■ **What needs to be done**
Exactly and only the lines from the first entry through the line with "const yTicks = [0, 100, 200, 300, 400];" should be copied, both ends included, with no pictures.

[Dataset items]
+ + + + +

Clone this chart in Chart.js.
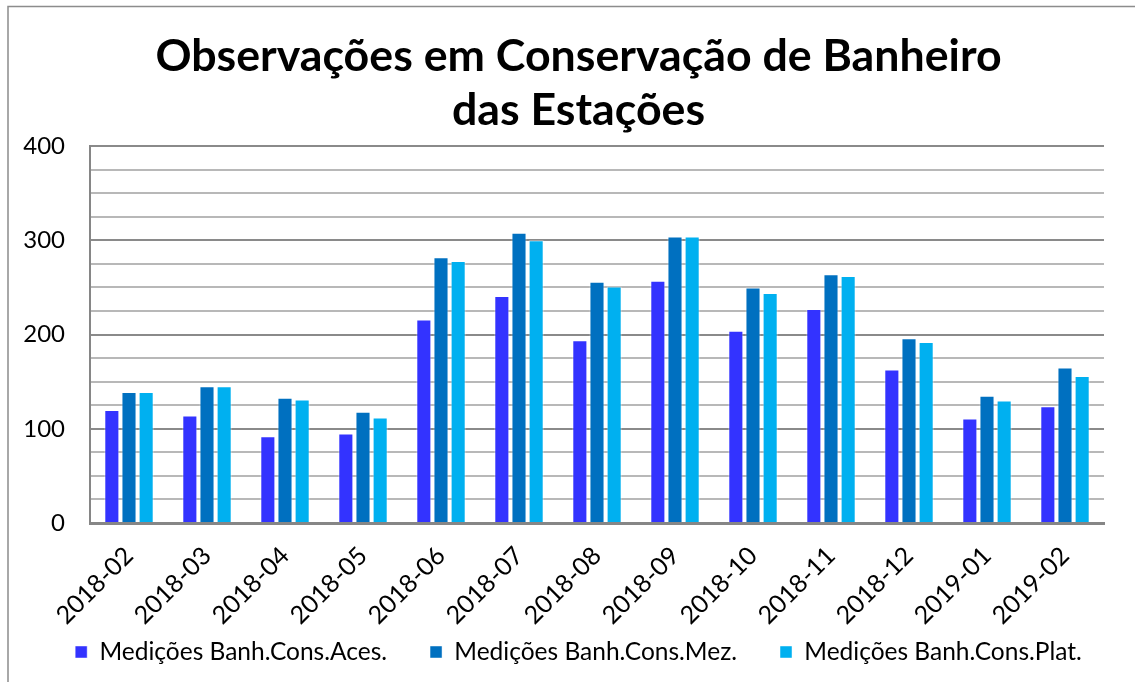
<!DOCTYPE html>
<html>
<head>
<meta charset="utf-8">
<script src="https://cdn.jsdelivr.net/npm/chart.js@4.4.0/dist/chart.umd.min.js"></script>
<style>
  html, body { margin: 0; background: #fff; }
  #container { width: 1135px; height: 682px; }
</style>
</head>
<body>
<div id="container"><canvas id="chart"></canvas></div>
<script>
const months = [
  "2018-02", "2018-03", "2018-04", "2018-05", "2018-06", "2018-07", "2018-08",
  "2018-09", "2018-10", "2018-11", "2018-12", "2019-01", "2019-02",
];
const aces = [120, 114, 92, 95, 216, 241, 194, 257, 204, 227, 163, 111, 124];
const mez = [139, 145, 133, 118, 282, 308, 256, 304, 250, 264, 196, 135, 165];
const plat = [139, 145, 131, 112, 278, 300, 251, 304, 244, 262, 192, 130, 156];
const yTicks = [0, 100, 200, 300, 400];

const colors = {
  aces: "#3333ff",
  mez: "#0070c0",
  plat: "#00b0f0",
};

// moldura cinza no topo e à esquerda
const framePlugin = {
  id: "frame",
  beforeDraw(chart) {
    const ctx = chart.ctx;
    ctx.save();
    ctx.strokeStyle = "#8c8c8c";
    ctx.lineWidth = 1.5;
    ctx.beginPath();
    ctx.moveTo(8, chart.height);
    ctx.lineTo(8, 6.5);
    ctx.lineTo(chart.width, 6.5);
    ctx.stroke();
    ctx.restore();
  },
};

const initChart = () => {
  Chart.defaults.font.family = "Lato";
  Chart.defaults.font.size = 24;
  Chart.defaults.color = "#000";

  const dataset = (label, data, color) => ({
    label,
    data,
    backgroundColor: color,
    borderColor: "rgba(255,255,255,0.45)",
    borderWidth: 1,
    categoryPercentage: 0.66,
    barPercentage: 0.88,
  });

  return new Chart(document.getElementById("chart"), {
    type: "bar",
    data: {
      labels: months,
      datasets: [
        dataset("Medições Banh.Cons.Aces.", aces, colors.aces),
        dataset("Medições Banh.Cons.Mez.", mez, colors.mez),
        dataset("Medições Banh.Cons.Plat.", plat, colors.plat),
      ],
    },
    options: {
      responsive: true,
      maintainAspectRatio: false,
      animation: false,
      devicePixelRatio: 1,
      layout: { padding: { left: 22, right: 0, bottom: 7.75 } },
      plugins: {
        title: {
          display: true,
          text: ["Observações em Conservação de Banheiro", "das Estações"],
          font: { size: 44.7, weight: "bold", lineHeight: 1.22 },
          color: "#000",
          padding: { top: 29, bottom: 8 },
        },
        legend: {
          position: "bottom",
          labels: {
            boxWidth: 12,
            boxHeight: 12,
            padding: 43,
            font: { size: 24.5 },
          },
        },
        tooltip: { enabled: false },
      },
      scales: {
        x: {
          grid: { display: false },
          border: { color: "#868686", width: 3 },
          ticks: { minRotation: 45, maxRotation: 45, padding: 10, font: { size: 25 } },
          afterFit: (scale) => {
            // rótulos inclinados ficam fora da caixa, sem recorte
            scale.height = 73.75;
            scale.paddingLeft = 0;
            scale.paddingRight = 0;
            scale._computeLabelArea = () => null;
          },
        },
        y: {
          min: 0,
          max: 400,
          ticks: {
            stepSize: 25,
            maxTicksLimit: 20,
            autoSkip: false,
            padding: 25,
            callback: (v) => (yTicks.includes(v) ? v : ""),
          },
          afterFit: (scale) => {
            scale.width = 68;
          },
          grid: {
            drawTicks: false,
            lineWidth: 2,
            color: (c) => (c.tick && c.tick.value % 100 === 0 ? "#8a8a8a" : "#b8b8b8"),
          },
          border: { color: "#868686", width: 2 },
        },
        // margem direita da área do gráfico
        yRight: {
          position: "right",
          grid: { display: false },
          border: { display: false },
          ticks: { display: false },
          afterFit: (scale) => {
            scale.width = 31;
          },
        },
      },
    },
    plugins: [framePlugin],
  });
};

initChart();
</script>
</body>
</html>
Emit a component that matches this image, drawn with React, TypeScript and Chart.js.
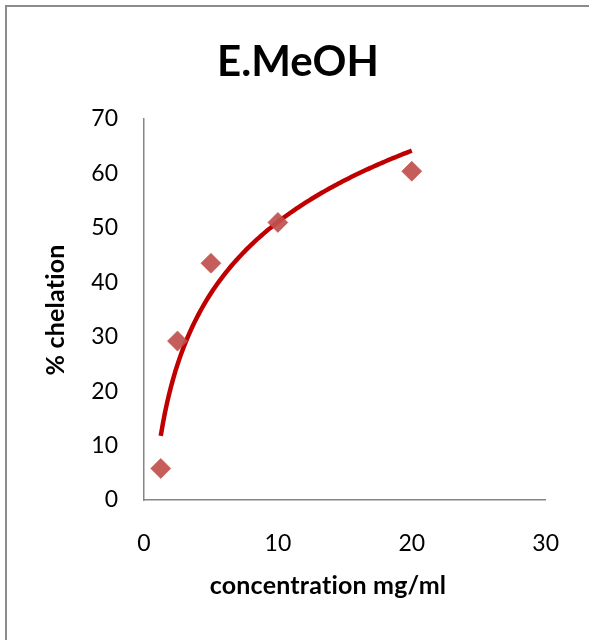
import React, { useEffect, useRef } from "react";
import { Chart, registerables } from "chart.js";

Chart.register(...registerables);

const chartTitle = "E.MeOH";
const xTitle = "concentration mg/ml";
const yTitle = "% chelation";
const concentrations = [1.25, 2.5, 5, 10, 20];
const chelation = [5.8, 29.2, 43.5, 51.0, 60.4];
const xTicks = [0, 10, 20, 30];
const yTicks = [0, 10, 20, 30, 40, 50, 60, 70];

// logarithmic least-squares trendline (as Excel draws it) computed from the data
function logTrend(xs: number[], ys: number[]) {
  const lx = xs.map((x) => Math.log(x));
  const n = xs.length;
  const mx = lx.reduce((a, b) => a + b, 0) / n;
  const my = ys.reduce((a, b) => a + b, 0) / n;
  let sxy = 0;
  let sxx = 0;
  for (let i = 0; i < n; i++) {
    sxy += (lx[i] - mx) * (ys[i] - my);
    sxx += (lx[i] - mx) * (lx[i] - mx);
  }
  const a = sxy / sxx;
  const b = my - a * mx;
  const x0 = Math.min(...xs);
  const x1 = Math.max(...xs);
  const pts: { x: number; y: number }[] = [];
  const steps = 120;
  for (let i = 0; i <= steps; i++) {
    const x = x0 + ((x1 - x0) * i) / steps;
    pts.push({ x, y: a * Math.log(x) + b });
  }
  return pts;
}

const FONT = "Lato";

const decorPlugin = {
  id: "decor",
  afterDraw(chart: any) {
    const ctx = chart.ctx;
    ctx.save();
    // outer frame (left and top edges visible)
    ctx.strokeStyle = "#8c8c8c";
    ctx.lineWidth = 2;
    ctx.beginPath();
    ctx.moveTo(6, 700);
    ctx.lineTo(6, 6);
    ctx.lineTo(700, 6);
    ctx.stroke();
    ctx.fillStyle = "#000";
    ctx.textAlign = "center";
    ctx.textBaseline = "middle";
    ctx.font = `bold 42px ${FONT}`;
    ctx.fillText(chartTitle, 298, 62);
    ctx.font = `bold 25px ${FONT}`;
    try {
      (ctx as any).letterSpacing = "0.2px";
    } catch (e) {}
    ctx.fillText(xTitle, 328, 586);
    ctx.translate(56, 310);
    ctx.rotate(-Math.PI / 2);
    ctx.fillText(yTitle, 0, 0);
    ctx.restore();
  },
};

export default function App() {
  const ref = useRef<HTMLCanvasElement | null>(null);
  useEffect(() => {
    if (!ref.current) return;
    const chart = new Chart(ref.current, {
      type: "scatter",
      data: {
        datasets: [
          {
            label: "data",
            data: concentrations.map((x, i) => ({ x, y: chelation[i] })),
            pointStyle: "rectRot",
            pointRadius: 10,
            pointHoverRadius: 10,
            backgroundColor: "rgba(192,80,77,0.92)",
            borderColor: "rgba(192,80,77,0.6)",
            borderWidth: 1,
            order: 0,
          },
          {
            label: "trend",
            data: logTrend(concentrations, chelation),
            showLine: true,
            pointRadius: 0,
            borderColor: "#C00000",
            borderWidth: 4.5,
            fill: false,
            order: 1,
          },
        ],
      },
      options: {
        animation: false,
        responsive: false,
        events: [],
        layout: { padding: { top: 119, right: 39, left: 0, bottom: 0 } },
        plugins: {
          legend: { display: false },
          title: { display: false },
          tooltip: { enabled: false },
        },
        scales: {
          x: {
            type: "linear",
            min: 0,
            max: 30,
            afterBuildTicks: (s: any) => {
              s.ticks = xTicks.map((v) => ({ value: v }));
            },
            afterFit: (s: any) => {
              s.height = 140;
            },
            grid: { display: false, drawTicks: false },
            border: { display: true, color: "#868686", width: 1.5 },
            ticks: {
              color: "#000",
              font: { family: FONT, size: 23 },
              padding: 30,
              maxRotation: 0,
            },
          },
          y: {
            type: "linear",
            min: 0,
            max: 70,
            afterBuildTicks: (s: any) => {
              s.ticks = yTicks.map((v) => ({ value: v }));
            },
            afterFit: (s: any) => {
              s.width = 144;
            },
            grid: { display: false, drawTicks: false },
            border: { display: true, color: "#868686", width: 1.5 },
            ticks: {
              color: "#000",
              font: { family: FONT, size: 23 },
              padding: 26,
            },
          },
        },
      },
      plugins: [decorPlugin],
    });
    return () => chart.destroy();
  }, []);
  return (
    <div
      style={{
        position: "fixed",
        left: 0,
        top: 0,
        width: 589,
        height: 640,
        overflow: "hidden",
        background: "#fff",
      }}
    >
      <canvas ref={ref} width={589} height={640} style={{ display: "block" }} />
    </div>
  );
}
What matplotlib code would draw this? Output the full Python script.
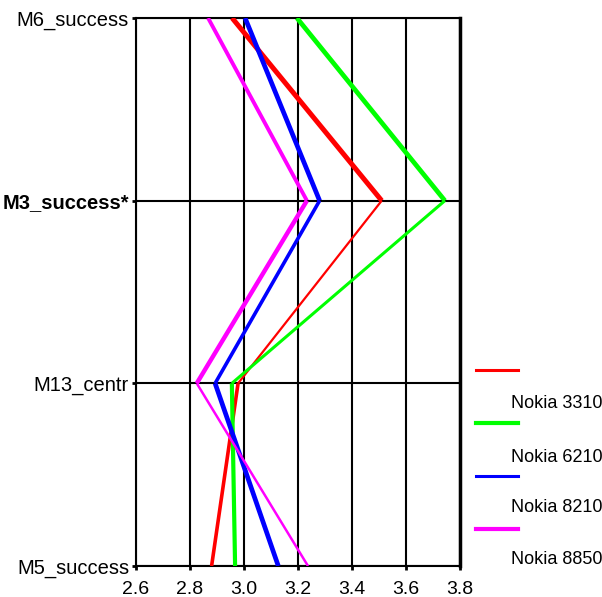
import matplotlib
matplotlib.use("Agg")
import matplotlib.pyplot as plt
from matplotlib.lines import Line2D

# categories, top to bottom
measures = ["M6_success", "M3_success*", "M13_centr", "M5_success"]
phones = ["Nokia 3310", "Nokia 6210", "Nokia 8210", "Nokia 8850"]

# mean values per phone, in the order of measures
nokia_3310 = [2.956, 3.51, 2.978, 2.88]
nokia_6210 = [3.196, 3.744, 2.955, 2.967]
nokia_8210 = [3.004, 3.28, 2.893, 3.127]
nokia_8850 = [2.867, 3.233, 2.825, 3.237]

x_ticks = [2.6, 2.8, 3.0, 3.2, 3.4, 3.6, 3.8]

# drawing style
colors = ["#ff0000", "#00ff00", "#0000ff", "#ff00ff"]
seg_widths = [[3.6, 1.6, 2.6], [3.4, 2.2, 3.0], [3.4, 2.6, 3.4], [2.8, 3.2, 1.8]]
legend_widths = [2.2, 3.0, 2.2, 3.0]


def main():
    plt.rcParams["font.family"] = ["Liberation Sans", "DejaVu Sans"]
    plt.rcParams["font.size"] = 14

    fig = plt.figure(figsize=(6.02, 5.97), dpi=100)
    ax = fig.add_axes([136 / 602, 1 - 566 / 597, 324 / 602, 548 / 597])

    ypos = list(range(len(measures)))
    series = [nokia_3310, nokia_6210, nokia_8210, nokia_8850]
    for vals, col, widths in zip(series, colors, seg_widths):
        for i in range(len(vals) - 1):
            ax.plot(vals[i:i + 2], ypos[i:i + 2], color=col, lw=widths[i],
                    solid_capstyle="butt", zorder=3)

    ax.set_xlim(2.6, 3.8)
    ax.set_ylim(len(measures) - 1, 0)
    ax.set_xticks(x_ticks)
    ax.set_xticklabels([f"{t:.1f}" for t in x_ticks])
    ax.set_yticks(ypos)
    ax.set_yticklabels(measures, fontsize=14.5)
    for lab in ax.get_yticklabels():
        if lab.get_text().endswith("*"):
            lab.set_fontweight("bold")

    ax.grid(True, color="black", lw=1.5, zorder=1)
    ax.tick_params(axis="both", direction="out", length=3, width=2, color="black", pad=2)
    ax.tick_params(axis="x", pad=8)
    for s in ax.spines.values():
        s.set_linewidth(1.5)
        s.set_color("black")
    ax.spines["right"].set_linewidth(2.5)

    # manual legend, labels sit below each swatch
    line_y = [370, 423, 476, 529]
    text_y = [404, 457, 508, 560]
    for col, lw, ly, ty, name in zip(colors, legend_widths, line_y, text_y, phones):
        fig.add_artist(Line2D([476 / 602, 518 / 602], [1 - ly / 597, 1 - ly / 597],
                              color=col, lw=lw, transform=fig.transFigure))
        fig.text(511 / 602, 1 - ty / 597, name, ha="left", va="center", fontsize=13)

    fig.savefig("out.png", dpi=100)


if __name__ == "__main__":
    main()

+ + + + +

■ **In response**
Clone this chart in Chart.js.
<!DOCTYPE html>
<html>
<head>
<meta charset="utf-8">
<script src="https://cdn.jsdelivr.net/npm/chart.js@4.4.0/dist/chart.umd.min.js"></script>
<style>
  html, body { margin: 0; background: #fff; }
  #container { width: 1135px; height: 682px; }
</style>
</head>
<body>
<div id="container"><canvas id="chart"></canvas></div>
<script>
const months = [
  "2018-02", "2018-03", "2018-04", "2018-05", "2018-06", "2018-07", "2018-08",
  "2018-09", "2018-10", "2018-11", "2018-12", "2019-01", "2019-02",
];
const aces = [120, 114, 92, 95, 216, 241, 194, 257, 204, 227, 163, 111, 124];
const mez = [139, 145, 133, 118, 282, 308, 256, 304, 250, 264, 196, 135, 165];
const plat = [139, 145, 131, 112, 278, 300, 251, 304, 244, 262, 192, 130, 156];
const yTicks = [0, 100, 200, 300, 400];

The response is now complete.